PRACTICE SESSION: If you have problems talking in groups, attend as many mock GDs aspossible. 

The all-important stage one of the admission process to the Indian Institutes of Management is now behind us, at least for most of us. Those who are done with the Common Admission Test, and feel they have a serious chance of receiving a call letter to enter the second level, have to start preparing for it. As veterans who have cracked the CAT and entered the IIMs will tell you, there is no time to lose.

Stage two of the IIM admission process involves two rounds, namely Group Discussion (GD) and Personal Interview (PI). Each IIM conducts these separately in multiple locations in March and April. The institutes judge students by different sets of parameters often listed on their individual websites. The best way to understand the process is to surf the Internet for information. Websites and discussion forums such as offer a repository of knowledge where students from IIMs and experts give opinions and answer questions of aspirants. These discussion threads offer a fair insight into what to expect, and what direction to take in your preparation.

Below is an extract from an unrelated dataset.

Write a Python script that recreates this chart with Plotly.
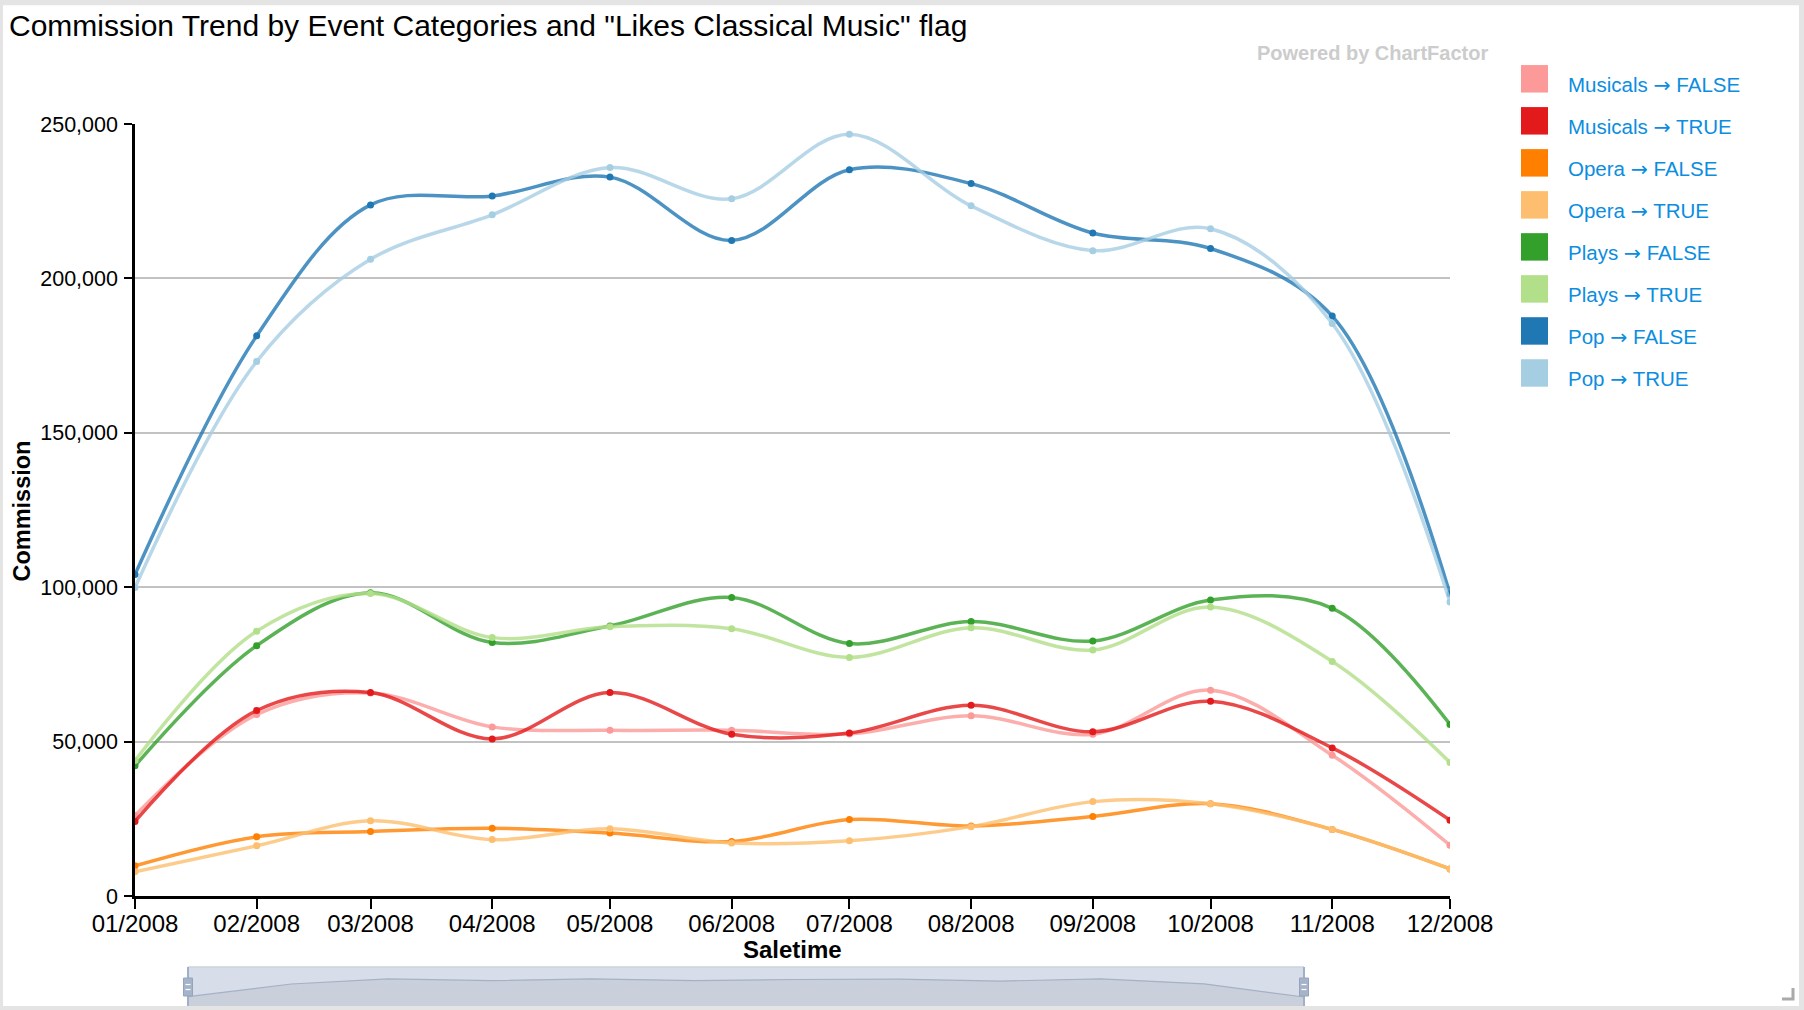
import plotly.graph_objects as go

# ---------------- data ----------------
months = ["2008-01-01", "2008-02-01", "2008-03-01", "2008-04-01", "2008-05-01", "2008-06-01",
          "2008-07-01", "2008-08-01", "2008-09-01", "2008-10-01", "2008-11-01", "2008-12-01"]

musicals_false = [26100, 58800, 65800, 54800, 53700, 53700, 52500, 58400, 52400, 66700, 45600, 16500]
musicals_true = [24200, 60100, 65900, 50900, 65900, 52400, 52800, 61800, 53200, 63100, 48000, 24600]
opera_false = [9800, 19200, 20900, 22000, 20400, 17700, 24800, 22700, 25800, 29900, 21600, 8800]
opera_true = [7900, 16300, 24400, 18300, 21800, 17200, 17900, 22500, 30600, 29900, 21600, 8800]
plays_false = [42200, 81100, 98200, 82100, 87500, 96700, 81800, 88900, 82600, 95900, 93200, 55600]
plays_true = [43900, 85800, 98000, 83700, 87200, 86600, 77300, 86900, 79700, 93600, 76000, 43300]
pop_false = [104100, 181400, 223800, 226700, 232800, 212300, 235200, 230700, 214700, 209700, 187800, 97800]
pop_true = [99900, 173100, 206200, 220600, 235900, 225800, 246700, 223500, 209000, 216100, 185400, 95200]

series_categories = ["Musicals", "Musicals", "Opera", "Opera", "Plays", "Plays", "Pop", "Pop"]
series_flags = ["FALSE", "TRUE", "FALSE", "TRUE", "FALSE", "TRUE", "FALSE", "TRUE"]
series_values = [musicals_false, musicals_true, opera_false, opera_true,
                 plays_false, plays_true, pop_false, pop_true]
series_colors = ["#fb9a99", "#e31a1c", "#ff7f00", "#fdbf6f",
                 "#33a02c", "#b2df8a", "#1f78b4", "#a6cee3"]

title_text = "Commission Trend by Event Categories and \"Likes Classical Music\" flag"
y_title = "Commission"
x_title = "Saletime"

# ---------------- layout helpers ----------------
# design coordinates are in reference pixels (1804 x 1010); the page is
# rendered slightly taller and captured back to 1010 px, hence K.
W, H_REF = 1804, 1010
K = 1024 / 1010
H = round(H_REF * K)
ML, MR = 135, 354
PLOT_TOP = 122
MT = PLOT_TOP * K
MB = 0
PW = W - ML - MR
PH = H - MT - MB
FONT = "Liberation Sans, Arial, Helvetica, sans-serif"


def px(x):
    return (x - ML) / PW


def py(y):
    return (H - MB - y * K) / PH


def rgba(hexcol, a):
    h = hexcol.lstrip("#")
    r, g, b = int(h[0:2], 16), int(h[2:4], 16), int(h[4:6], 16)
    return f"rgba({r},{g},{b},{a})"


fig = go.Figure()

for cat, flag, vals, col in zip(series_categories, series_flags, series_values, series_colors):
    fig.add_trace(go.Scatter(
        x=months, y=vals, name=f"{cat} \u2192 {flag}", mode="lines+markers",
        line=dict(shape="spline", color=rgba(col, 0.8), width=3.5),
        marker=dict(size=7, color=col),
        xaxis="x", yaxis="y",
    ))

# mini overview (brush) chart: total per month
totals = [sum(v[i] for v in series_values) for i in range(len(months))]
fig.add_trace(go.Scatter(
    x=months, y=totals, mode="lines", fill="tozeroy",
    fillcolor="#c9cfdb", line=dict(color="#a6b1c4", width=1.2),
    xaxis="x2", yaxis="y2", hoverinfo="skip", showlegend=False,
))

shapes = []
annotations = []

# white card on grey frame
shapes.append(dict(type="rect", xref="paper", yref="paper", layer="below",
                   x0=px(3), x1=px(1799), y0=py(1005), y1=py(3),
                   fillcolor="white", line=dict(width=0)))
# brush background
shapes.append(dict(type="rect", xref="paper", yref="paper", layer="below",
                   x0=px(188), x1=px(1304), y0=py(1010), y1=py(966),
                   fillcolor="#d7dee9", line=dict(width=0)))
shapes.append(dict(type="line", xref="paper", yref="paper",
                   x0=px(188), x1=px(1304), y0=py(966), y1=py(966),
                   line=dict(color="#cdd3dc", width=1.5)))
for ex in (188, 1304):
    shapes.append(dict(type="line", xref="paper", yref="paper",
                       x0=px(ex), x1=px(ex), y0=py(1005), y1=py(966),
                       line=dict(color="#9fb0c8", width=2)))
    shapes.append(dict(type="rect", xref="paper", yref="paper",
                       x0=px(ex - 4.5), x1=px(ex + 4.5), y0=py(995), y1=py(977),
                       fillcolor="#a6b4ca", line=dict(color="#94a4bd", width=1)))
    for hy in (983.5, 988.5):
        shapes.append(dict(type="line", xref="paper", yref="paper",
                           x0=px(ex - 2.5), x1=px(ex + 2.5), y0=py(hy), y1=py(hy),
                           line=dict(color="white", width=1.2)))
# bottom grey band (covers cut part of brush)
shapes.append(dict(type="rect", xref="paper", yref="paper", layer="above",
                   x0=px(0), x1=px(W), y0=py(H_REF + 20), y1=py(1005),
                   fillcolor="#e4e4e4", line=dict(width=0)))
# resize corner
shapes.append(dict(type="path", xref="paper", yref="paper",
                   path=f"M {px(1782)} {py(998)} L {px(1793)} {py(998)} L {px(1793)} {py(987)}",
                   line=dict(color="#aaaaaa", width=3)))

# custom legend
ARROW = "<span style=\"font-family:'DejaVu Sans'\">\u2192</span>"
for i, (cat, flag, col) in enumerate(zip(series_categories, series_flags, series_colors)):
    top = 63.0 + i * 42.07
    shapes.append(dict(type="rect", xref="paper", yref="paper",
                       x0=px(1521), x1=px(1548), y0=py(top + 27.5), y1=py(top),
                       fillcolor=col, line=dict(width=0)))
    annotations.append(dict(text=f"{cat} {ARROW} {flag}", xref="paper", yref="paper",
                            x=px(1566), y=py(top + 20), xanchor="left", yanchor="middle",
                            showarrow=False, font=dict(size=20.5, color="#0b8de0", family=FONT)))

# title & texts
annotations.append(dict(text=title_text, xref="paper", yref="paper",
                        x=px(7), y=py(23), xanchor="left", yanchor="middle", showarrow=False,
                        font=dict(size=30, color="black", family=FONT)))
annotations.append(dict(text="<b>Powered by ChartFactor</b>", xref="paper", yref="paper",
                        x=px(1255), y=py(51), xanchor="left", yanchor="middle", showarrow=False,
                        font=dict(size=20, color="#cccccc", family=FONT)))
annotations.append(dict(text=f"<b>{y_title}</b>", xref="paper", yref="paper", textangle=-90,
                        x=px(22), y=py(510), xanchor="center", yanchor="middle", showarrow=False,
                        font=dict(size=23.5, color="black", family=FONT)))
annotations.append(dict(text=f"<b>{x_title}</b>", xref="paper", yref="paper",
                        x=px(792), y=py(948), xanchor="center", yanchor="middle", showarrow=False,
                        font=dict(size=24, color="black", family=FONT)))

fig.update_layout(
    width=W, height=H,
    margin=dict(l=ML, r=MR, t=MT, b=MB, pad=0),
    paper_bgcolor="#e4e4e4",
    plot_bgcolor="rgba(0,0,0,0)",
    showlegend=False,
    font=dict(family=FONT, color="black"),
    xaxis=dict(
        type="date", range=[months[0], months[-1]], domain=[0, 1], anchor="y",
        tickformat="%m/%Y", dtick="M1", tick0=months[0],
        ticks="outside", ticklen=10, tickwidth=2, tickcolor="black",
        ticklabelstandoff=-6,
        showline=True, linecolor="black", linewidth=2.5,
        showgrid=False, zeroline=False,
        tickfont=dict(size=24, color="black", family=FONT),
    ),
    yaxis=dict(
        range=[0, 250000], domain=[py(895), 1], anchor="x",
        dtick=50000, tickformat=",",
        ticks="outside", ticklen=8, tickwidth=2, tickcolor="black",
        ticklabelstandoff=2,
        showline=True, linecolor="black", linewidth=2.5,
        showgrid=True, gridcolor="#c2c2c2", gridwidth=1.5, zeroline=False,
        tickfont=dict(size=21.5, color="black", family=FONT),
    ),
    xaxis2=dict(type="date", range=[months[0], months[-1]], domain=[px(188), px(1304)],
                anchor="y2", visible=False, fixedrange=True),
    yaxis2=dict(range=[0, 1100000], domain=[py(1010), py(966)], anchor="x2",
                visible=False, fixedrange=True),
    shapes=shapes,
    annotations=annotations,
)

POST = (
    "var gd=document.getElementById('{plot_id}');"
    "gd.style.position='fixed';gd.style.left='0px';gd.style.top='0px';"
    "document.body.style.margin='0';"
    "document.documentElement.style.overflow='hidden';"
    "document.body.style.overflow='hidden';"
)

fig.write_html("out.html", config={"displayModeBar": False}, post_script=POST)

Preparing for the Group Discussion involves increasing your knowledge base and training yourself to behave in an appropriate manner for the 30 to 45 minutes the GD lasts. The recruitment team will be assessing you to see if you have the required skill-set to succeed as a manager. These include leadership, listening and articulation skills, situation handing and interpersonal ability.

How do I prepare for the Group Discussion round?

Focus on expanding your knowledge base. Watch the news, read newspapers and magazines. You should read columns in newspapers and magazines to form and express opinions without seeming too opinionated. What you say at the GD is paramount, everything else is secondary. There is always the possibility of you not possessing in-depth knowledge of the topic. In the time provided, list all the points you know about the topic. Even if you have one good point, start the discussion. If you do not know anything about the topic, listen carefully to what the others are saying. Try to analyse what the others are saying and speak intelligently. It is better to say something — even if it is repetitive — rather than sit quietly.

How should I behave?

Almost all how-to manuals will tell you to be assertive. Students tend to forget that assertiveness is on the borderline of aggressiveness. People who shout, use a lot of gestures like pointing fingers, banging the desk etc., do not listen to what others are saying or interrupt others while they are talking, react too emotionally to the discussion or are too quiet will lose valuable marks. You should try to get your points across logically and clearly while allowing others to speak too.

What do I do if I am shy?

If you have problems talking in groups, attend as many mock GDs as possible. In order to overcome your fear, set a target for the number of times you will talk in the GD, say, five times. Focus on saying something intelligent those five times. You will find that this will be more than sufficient. As you attend more mock GDs, your confidence will increase and you can reset your target. The IIMs, like all business schools, value diversity. While all the students don't have to be equally assertive, the recruitment team wants to evaluate whether you can add value to your team by participating intelligently.

What should I do if the GD becomes chaotic?

You should try to get the situation under control in a calm and logical manner. Even if you do not succeed, your efforts will be noticed and rewarded for your ability to stay calm and work under pressure.